I actually want to talk about slip and fall for a second. Since Robinson vs. Kroger, recovering for a personal injury sustained at a place of business has been incredibly taxing for injured plaintiffs. A plaintiff has to show that the store owner has “superior knowledge,” or, the ability to know about the dangerous condition that is superior to the plaintiff. The idea is that an owner or occupier of land is not the “insurer” of the people that come into their store to do business.
As a result of this, attorneys for stores in slip and fall cases argue they didn’t have employees in the area where the fall happened and that they had procedures to inspect for spills that were followed. This use to be enough to win a case on summary judgment.
The Georgia Court of Appeals said yesterday:

Constructive knowledge may be inferred when there is evidence that the owner lacked a reasonable inspection procedure.

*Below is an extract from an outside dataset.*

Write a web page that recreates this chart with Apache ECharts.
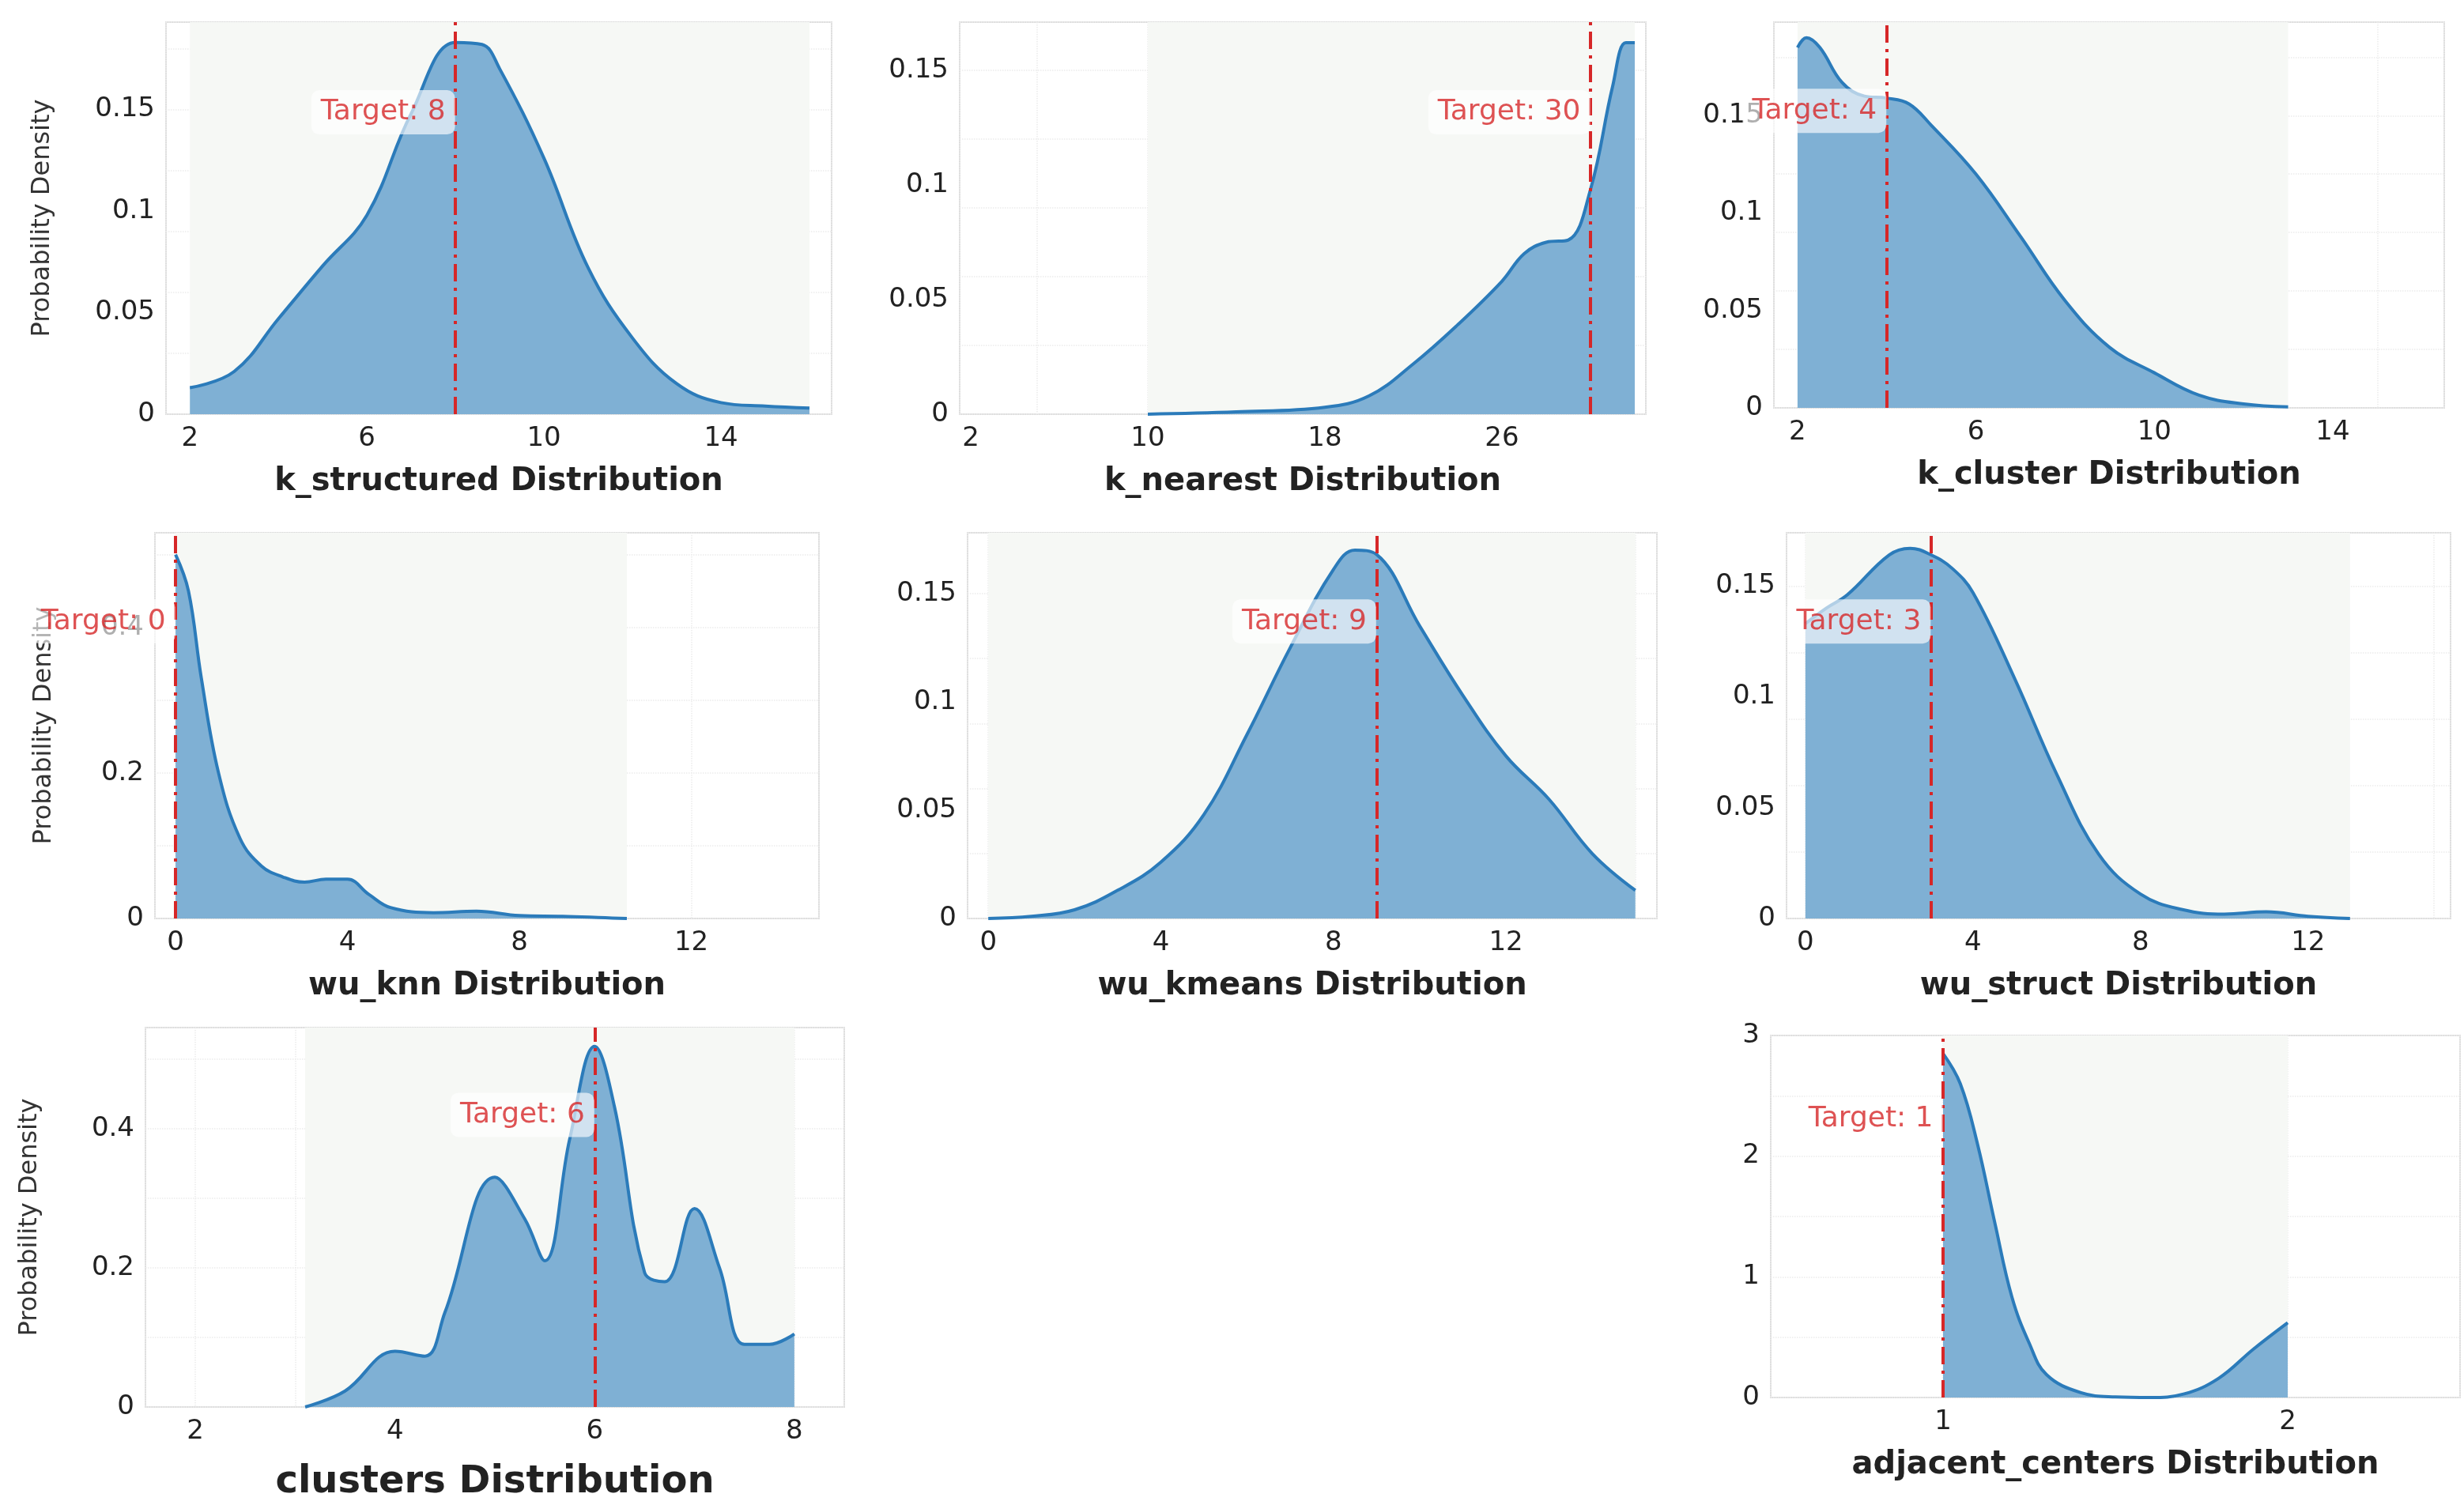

In order to prevail at summary judgment based on lack of constructive knowledge, the owner must demonstrate not only that it had a reasonable inspection program in place, but that such program was actually carried out at the time of the incident. In addition, to withstand a motion for summary judgment, the plaintiff need not show how long the hazard had been present unless the owner has demonstrated its inspection procedures – Ramotar v. Kroger Co.

The issue of constructive knowledge is now no longer an issue that a judge can use to deny plaintiffs the right to recover for injuries they sustain on a store owner’s property. Juries have to answer the question: is an absence of employees in the area constructive knowledge? Is it “superior knowledge.”?
This is a good thing. Every person deserves their day in court. It’s a constitutional right. Just ask Mark Levin.